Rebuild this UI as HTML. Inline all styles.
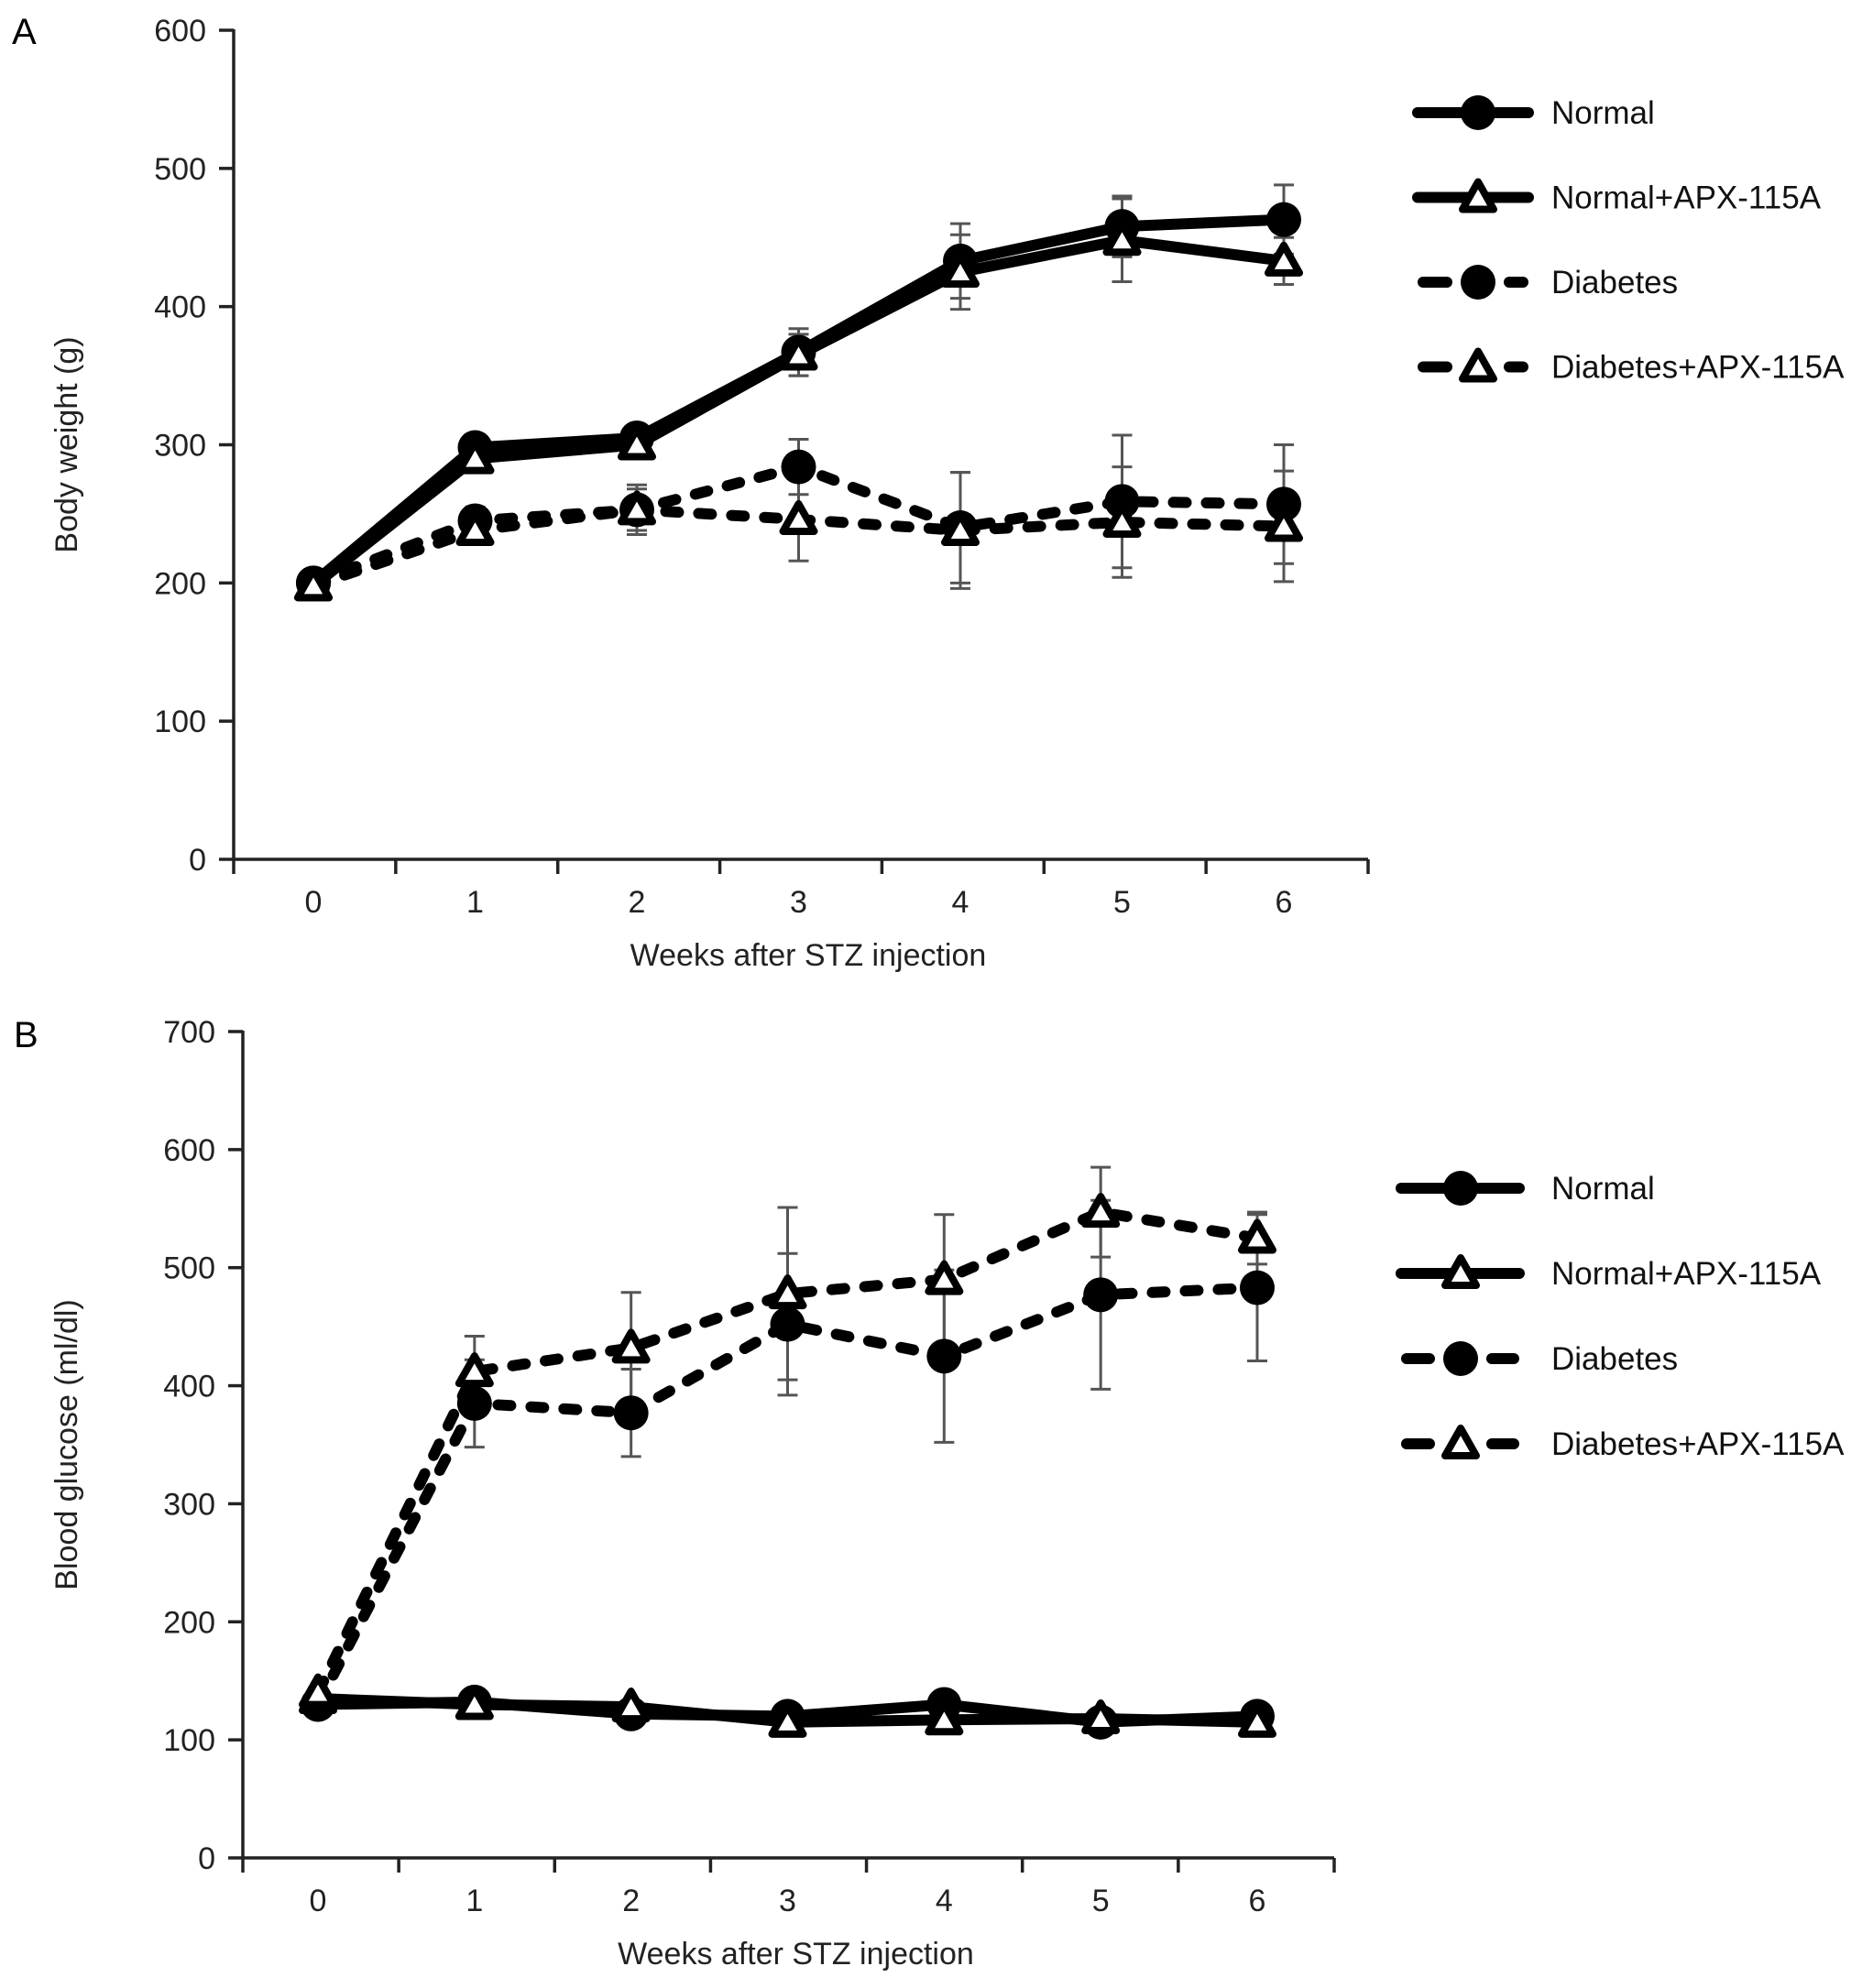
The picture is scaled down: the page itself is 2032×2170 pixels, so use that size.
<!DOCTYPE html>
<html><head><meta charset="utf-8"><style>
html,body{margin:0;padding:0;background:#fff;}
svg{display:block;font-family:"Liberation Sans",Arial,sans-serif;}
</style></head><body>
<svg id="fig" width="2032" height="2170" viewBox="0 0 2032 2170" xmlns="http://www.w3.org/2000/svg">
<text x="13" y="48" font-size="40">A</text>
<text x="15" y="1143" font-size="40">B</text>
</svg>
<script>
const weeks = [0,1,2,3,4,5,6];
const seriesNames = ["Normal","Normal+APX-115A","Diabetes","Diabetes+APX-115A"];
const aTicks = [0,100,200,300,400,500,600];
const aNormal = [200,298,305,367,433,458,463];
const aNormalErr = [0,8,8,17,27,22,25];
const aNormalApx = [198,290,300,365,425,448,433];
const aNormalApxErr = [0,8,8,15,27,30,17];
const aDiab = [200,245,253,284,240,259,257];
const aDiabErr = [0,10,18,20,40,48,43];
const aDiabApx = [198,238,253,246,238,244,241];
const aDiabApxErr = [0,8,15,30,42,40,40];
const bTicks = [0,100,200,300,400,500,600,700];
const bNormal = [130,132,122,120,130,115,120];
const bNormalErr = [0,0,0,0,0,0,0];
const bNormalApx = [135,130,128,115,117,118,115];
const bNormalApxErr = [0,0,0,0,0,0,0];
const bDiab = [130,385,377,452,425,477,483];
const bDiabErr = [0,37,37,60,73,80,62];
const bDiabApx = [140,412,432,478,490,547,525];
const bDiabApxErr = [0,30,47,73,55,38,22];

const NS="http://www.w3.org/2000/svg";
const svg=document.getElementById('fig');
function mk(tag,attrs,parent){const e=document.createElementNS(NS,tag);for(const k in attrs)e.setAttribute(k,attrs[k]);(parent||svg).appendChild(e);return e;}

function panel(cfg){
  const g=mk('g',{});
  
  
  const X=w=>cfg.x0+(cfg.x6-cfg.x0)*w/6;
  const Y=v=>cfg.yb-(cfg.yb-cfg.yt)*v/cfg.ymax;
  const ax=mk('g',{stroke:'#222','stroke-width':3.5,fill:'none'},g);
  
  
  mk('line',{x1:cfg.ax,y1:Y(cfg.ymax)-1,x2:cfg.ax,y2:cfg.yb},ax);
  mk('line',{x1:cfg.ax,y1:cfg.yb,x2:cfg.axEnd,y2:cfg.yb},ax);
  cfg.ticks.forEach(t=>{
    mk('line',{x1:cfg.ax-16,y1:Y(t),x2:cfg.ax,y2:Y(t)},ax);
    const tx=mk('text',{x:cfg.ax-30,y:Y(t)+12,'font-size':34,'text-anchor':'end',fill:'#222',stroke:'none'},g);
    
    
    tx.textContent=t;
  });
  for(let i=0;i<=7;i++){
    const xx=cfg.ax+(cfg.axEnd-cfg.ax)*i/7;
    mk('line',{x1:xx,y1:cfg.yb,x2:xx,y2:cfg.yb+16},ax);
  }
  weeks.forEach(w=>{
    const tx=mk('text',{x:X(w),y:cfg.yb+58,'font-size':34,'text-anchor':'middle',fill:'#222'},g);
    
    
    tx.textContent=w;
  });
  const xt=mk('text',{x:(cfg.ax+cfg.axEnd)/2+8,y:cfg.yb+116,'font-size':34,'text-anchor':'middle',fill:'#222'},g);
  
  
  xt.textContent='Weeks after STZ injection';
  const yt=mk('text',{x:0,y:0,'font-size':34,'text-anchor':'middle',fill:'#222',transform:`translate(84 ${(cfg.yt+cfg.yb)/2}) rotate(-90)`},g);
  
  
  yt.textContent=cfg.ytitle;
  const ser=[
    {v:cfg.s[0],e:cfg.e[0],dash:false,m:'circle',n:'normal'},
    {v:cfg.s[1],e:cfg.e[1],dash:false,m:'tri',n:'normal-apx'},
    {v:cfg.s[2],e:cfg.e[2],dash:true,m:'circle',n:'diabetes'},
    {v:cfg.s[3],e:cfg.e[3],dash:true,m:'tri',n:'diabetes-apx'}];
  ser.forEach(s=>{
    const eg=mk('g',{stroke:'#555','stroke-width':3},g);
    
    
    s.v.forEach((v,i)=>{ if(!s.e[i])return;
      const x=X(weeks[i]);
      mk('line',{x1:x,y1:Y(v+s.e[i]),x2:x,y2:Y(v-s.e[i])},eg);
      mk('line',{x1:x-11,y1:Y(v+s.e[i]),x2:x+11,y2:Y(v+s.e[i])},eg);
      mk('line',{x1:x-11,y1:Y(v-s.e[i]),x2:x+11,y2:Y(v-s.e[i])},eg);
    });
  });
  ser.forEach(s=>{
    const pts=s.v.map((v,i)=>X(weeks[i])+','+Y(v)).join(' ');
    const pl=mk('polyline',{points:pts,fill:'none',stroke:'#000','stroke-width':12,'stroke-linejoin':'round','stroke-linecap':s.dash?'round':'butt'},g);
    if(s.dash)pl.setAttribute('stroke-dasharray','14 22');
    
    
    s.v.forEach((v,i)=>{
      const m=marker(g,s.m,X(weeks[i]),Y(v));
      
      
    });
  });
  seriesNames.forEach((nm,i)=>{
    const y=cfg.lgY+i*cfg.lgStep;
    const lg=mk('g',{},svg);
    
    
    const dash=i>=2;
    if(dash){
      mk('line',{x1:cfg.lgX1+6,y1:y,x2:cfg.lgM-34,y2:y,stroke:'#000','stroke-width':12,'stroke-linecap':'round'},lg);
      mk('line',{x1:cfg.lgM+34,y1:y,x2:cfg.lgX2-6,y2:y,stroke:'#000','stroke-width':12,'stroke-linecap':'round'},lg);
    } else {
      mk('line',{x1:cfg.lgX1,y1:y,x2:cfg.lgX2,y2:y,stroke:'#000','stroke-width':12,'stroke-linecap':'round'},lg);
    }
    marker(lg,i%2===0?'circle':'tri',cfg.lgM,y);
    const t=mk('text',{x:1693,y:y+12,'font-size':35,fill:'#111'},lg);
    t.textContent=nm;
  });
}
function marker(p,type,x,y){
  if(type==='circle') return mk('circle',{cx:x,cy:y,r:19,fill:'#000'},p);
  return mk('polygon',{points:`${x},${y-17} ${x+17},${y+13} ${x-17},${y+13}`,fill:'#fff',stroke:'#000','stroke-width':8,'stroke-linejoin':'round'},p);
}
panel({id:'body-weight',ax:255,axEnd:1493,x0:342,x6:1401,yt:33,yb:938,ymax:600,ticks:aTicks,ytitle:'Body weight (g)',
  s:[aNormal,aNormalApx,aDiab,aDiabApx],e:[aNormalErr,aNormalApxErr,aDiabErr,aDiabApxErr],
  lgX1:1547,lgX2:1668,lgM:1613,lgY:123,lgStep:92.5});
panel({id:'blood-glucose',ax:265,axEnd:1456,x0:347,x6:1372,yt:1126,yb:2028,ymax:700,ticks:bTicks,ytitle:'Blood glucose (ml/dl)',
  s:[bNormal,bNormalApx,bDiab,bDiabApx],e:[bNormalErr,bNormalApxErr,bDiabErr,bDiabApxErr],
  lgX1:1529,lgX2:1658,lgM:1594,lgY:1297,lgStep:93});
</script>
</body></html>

◆ What is asked ◆
Report all lines of the data that include the word "size".

◆ Response to the task ◆
The picture is scaled down: the page itself is 2032×2170 pixels, so use that size.
<text x="13" y="48" font-size="40">A</text>
<text x="15" y="1143" font-size="40">B</text>
    const tx=mk('text',{x:cfg.ax-30,y:Y(t)+12,'font-size':34,'text-anchor':'end',fill:'#222',stroke:'none'},g);
    const tx=mk('text',{x:X(w),y:cfg.yb+58,'font-size':34,'text-anchor':'middle',fill:'#222'},g);
  const xt=mk('text',{x:(cfg.ax+cfg.axEnd)/2+8,y:cfg.yb+116,'font-size':34,'text-anchor':'middle',fill:'#222'},g);
  const yt=mk('text',{x:0,y:0,'font-size':34,'text-anchor':'middle',fill:'#222',transform:`translate(84 ${(cfg.yt+cfg.yb)/2}) rotate(-90)`},g);
    const t=mk('text',{x:1693,y:y+12,'font-size':35,fill:'#111'},lg);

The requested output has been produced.